The law is currently in a peculiar bit of legal limbo; while a judge allowed it to nominally take effect, he also blocked the closure of the Jackson Women’s Health Organization. A federal appeals court is currently reviewing the law.

North Dakota

By leaps and bounds the most restrictive abortion law in the country, North Dakota’s fetal heartbeat law bans abortions after six weeks. It was signed by Governor Jack Dalrymple in 2013, temporarily blocked by a federal judge before it could take effect, and then, in April, struck down completely by that same judge, who called the law “invalid and unconstitutional.”

Nevertheless, North Dakota’s Attorney General decided to appeal the ruling — and if the case makes its way to the Supreme Court, it could pose an existential threat to abortion access throughout the country. That’s because state attorneys, in crafting their legal case, aren’t merely defending the fetal heartbeat law; they’re defending it on the grounds that the very “underpinnings” of Roe v.
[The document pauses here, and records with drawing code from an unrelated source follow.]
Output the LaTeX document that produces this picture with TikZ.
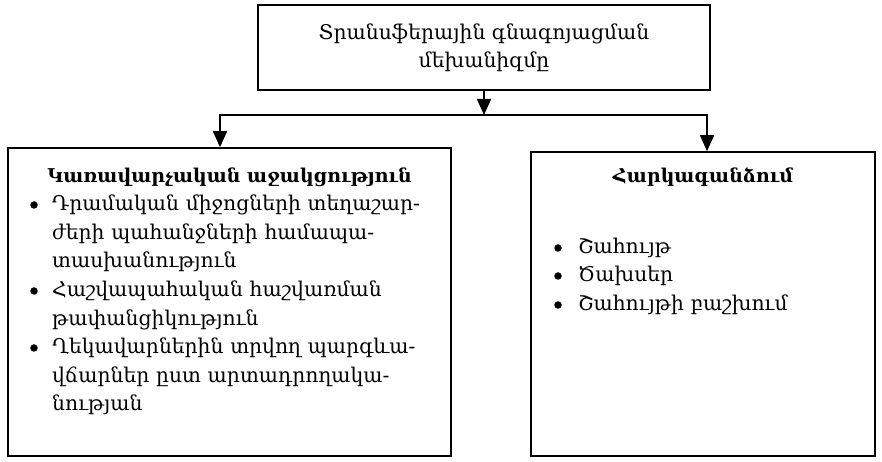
\documentclass[tikz,border=0pt]{standalone}
\usepackage{fontspec}
\setmainfont{DejaVu Serif}
\usetikzlibrary{arrows.meta}
\begin{document}
\begin{tikzpicture}[x=1pt,y=1pt,
  boxstyle/.style={draw=black,line width=1.6pt,inner sep=0pt},
  conn/.style={line width=1.6pt,-{Triangle[width=14pt,length=16pt]}},
  txt/.style={inner sep=0pt,font=\fontsize{20.3}{28.5}\selectfont},
  btitle/.style={txt,font=\fontsize{19}{28.5}\selectfont\bfseries},
  item/.style={txt,anchor=base west,text width=395pt,align=left},
  bul/.style={circle,fill=black,inner sep=0pt,minimum size=7.5pt}]
\useasboundingbox (0,0) rectangle (882,462);
% boxes
\node[boxstyle,minimum width=452pt,minimum height=85pt] (top) at (484,414.5) {};
\node[boxstyle,minimum width=443pt,minimum height=308pt] (left) at (229.5,160) {};
\node[boxstyle,minimum width=344pt,minimum height=304pt] (right) at (703,158) {};
% top text
\node[txt,anchor=base] (tt1) at (484,422) {Տրանսֆերային գնագոյացման};
\node[txt,anchor=base] (tt2) at (484,394) {մեխանիզմը};
% left box
\node[btitle,anchor=base] (lt) at (229.5,279) {Կառավարչական աջակցություն};
\node[bul] (lb1) at (34,257) {};
\node[item] (li1) at (52,251) {Դրամական միջոցների տեղաշար-\\ժերի պահանջների համապա-\\տասխանություն};
\node[bul] (lb2) at (34,171) {};
\node[item] (li2) at (52,165) {Հաշվապահական հաշվառման\\թափանցիկություն};
\node[bul] (lb3) at (34,114) {};
\node[item] (li3) at (52,108) {Ղեկավարներին տրվող պարգևա-\\վճարներ ըստ արտադրողակա-\\նության};
% right box
\node[btitle,anchor=base] (rt) at (703,279) {Հարկագանձում};
\node[bul] (rb1) at (558,214) {};
\node[item,text width=290pt] (ri1) at (578,208) {Շահույթ};
\node[bul] (rb2) at (558,186) {};
\node[item,text width=290pt] (ri2) at (578,180) {Ծախսեր};
\node[bul] (rb3) at (558,157) {};
\node[item,text width=290pt] (ri3) at (578,151) {Շահույթի բաշխում};
% connectors
\coordinate (split) at (484,347);
\coordinate (lsplit) at (220,347);
\coordinate (rsplit) at (707,347);
\draw[conn] (top.south) -- (split);
\draw[line width=1.6pt,line cap=rect] (lsplit) -- (rsplit);
\draw[conn] (lsplit) -- (lsplit |- left.north);
\draw[conn] (rsplit) -- (rsplit |- right.north);
\end{tikzpicture}
\end{document}
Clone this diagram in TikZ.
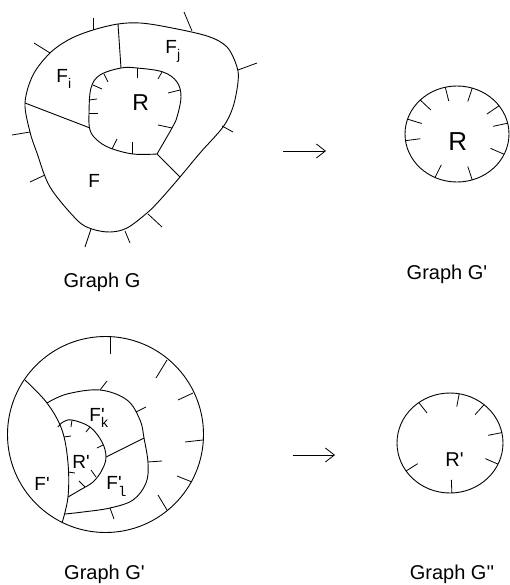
\documentclass[tikz,border=0pt]{standalone}
\usepackage{fontspec}
\setmainfont{Liberation Sans}[Ligatures=TeXOff]
\newfontfamily\monofnt{Liberation Mono}
\usetikzlibrary{arrows.meta}
\newcommand\subtxt[2][-6pt]{\raisebox{#1}{\fontsize{14}{14}\selectfont #2}}
\begin{document}
\begin{tikzpicture}[x=1pt,y=-1pt,line width=0.9pt,line join=round,
  lbl/.style={inner sep=0pt,anchor=base west,font=\fontsize{19}{19}\selectfont},
  biglbl/.style={lbl,font=\fontsize{23}{23}\selectfont},
  gcaption/.style={inner sep=0pt,anchor=base,font=\fontsize{20}{20}\selectfont},
  tickline/.style={line width=0.8pt},
  arr/.style={-{Straight Barb[length=9pt,width=14pt]},line width=0.8pt}]
\useasboundingbox (0,0) rectangle (510,585);

% ---------- Graph G (top left) ----------
\draw plot[smooth cycle,tension=0.55] coordinates {(25,103) (33,75) (50,53) (70,39) (93,30) (118,24) (140,23) (167,27) (207,36) (227,47) (237,67) (238,82) (233,107) (223,127) (200,153) (180,177) (160,200) (147,213) (127,228) (110,232) (92,229) (77,220) (50,187) (37,153) (30,132)};
\draw plot[smooth,tension=0.6] coordinates {(157,154) (172,128) (177,117) (181,97) (177,82) (163,72) (137,68) (121,68) (100,75) (91,88) (89,113) (90,130) (97,140) (110,148) (133,154) (157,154)};
\draw (118,24) -- (121,68);
\draw (25,103) -- (90,128);
\draw (157,154) -- (180,177);
\foreach \xa/\ya/\xb/\yb in {93/30/93/18, 50/53/34/43, 192/31/184/12, 238/70/257/63, 222/126/233/132, 30/132/12/135, 45/175/30/182, 148/214/162/227, 125/231/130/243, 91/229/85/247}
  \draw[tickline] (\xa,\ya) -- (\xb,\yb);
\foreach \xa/\ya/\xb/\yb in {137/68/137/78, 162/72/158/79, 180/90/168/93, 172/128/158/125, 132/154/132/142, 112/149/117/139, 89/113/98/113, 89/100/97/99, 93/85/102/89, 104/74/108/82}
  \draw[tickline] (\xa,\ya) -- (\xb,\yb);
\node[lbl] (Fi) at (56,83) {F\subtxt{i}};
\node[lbl] (Fj) at (165,54) {F\subtxt{j}};
\node[biglbl] (R1) at (132,111) {R};
\node[lbl] (F1) at (88,188) {F};
\node[gcaption] (capG) at (102,287) {Graph G};

% ---------- arrow 1 ----------
\coordinate (a1s) at (283,151);
\coordinate (a1e) at (326,151);
\draw[arr] (a1s) -- (a1e);

% ---------- Graph G' (top right) ----------
\draw (457,134) ellipse[x radius=52,y radius=48];
\foreach \a in {188,162,135,103,73,36,13,-25,-73,-115}
  \draw[tickline] (457,134) ++({52*cos(\a)},{-48*sin(\a)}) -- ++({-15*cos(\a)},{14*sin(\a)});
\node[lbl,font=\fontsize{26}{26}\selectfont] (R2) at (448,151) {R};
\node[gcaption] (capG1) at (447,279) {Graph G'};

% ---------- Graph G' (bottom left) ----------
\draw (105.5,434.5) circle[radius=98];
\draw plot[smooth,tension=0.6] coordinates {(25,380) (47,403) (62,430) (68,463) (68,497) (62,523)};
\draw plot[smooth,tension=0.6] coordinates {(47,403) (67,394) (100,390) (127,400) (140,420) (144,438) (148,463) (146,483) (133,500) (110,508) (83,512) (65,514)};
\draw plot[smooth,tension=0.6] coordinates {(58,427) (63,422) (72,420) (90,427) (102,442) (106,457) (102,470) (93,482) (80,490) (68,497)};
\draw (106,457) -- (144,438);
\foreach \xa/\ya/\xb/\yb in {110/337/110/354, 167/360/156/378, 193/393/178/400, 203/440/185/442, 192/482/177/476, 167/510/158/495}
  \draw[tickline] (\xa,\ya) -- (\xb,\yb);
\foreach \xa/\ya/\xb/\yb in {100/390/107/381, 136/412/146/407, 148/462/162/461, 110/508/114/519}
  \draw[tickline] (\xa,\ya) -- (\xb,\yb);
\foreach \xa/\ya/\xb/\yb in {72/420/71/427, 90/427/86/432, 103/445/97/448, 64/437/71/436, 68/472/75/473, 96/477/91/470, 85/487/79/481}
  \draw[tickline] (\xa,\ya) -- (\xb,\yb);
\node[lbl] (Fp) at (34,490) {F'};
\node[lbl] (Rp) at (72,468) {R'};
\node[lbl] (Fk) at (89,421) {F\makebox[0pt][l]{'}\subtxt{k}};
\node[lbl] (Fl) at (106,489) {F\makebox[0pt][l]{'}\subtxt[-7pt]{\monofnt l}};
\node[gcaption] (capG2) at (104.5,579) {Graph G'};

% ---------- arrow 2 ----------
\coordinate (a2s) at (293,455);
\coordinate (a2e) at (335,455);
\draw[arr] (a2s) -- (a2e);

% ---------- Graph G'' (bottom right) ----------
\draw (450,443) ellipse[x radius=53,y radius=50];
\foreach \a in {126,80,50,12,-25,-88,-146}
  \draw[tickline] (450,443) ++({53*cos(\a)},{-50*sin(\a)}) -- ++({-14*cos(\a)},{13*sin(\a)});
\node[lbl,font=\fontsize{20}{20}\selectfont] (R3) at (445,466) {R'};
\node[gcaption] (capG3) at (452,579) {Graph G''};
\end{tikzpicture}
\end{document}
Wade are no longer valid.

For example, the state is advancing the rather outlandish argument that fetal viability begins not at 22-24 weeks, as is commonly accepted, but at conception, because newly-created embryos can survive in a test tube for two to six days prior to in vitro fertilization.

It’s an absurd way to define “viability,” and a lower court rejected it, but that doesn’t matter. What matters is that the Supreme Court may very well end up considering this argument.

When signing the law, Dalrymple made his priorities clear. While he admitted that “the likelihood of this measure surviving a court challenge remains in question,” he nonetheless defended it as “a legitimate attempt by a state legislature to discover the boundaries of Roe v. Wade.”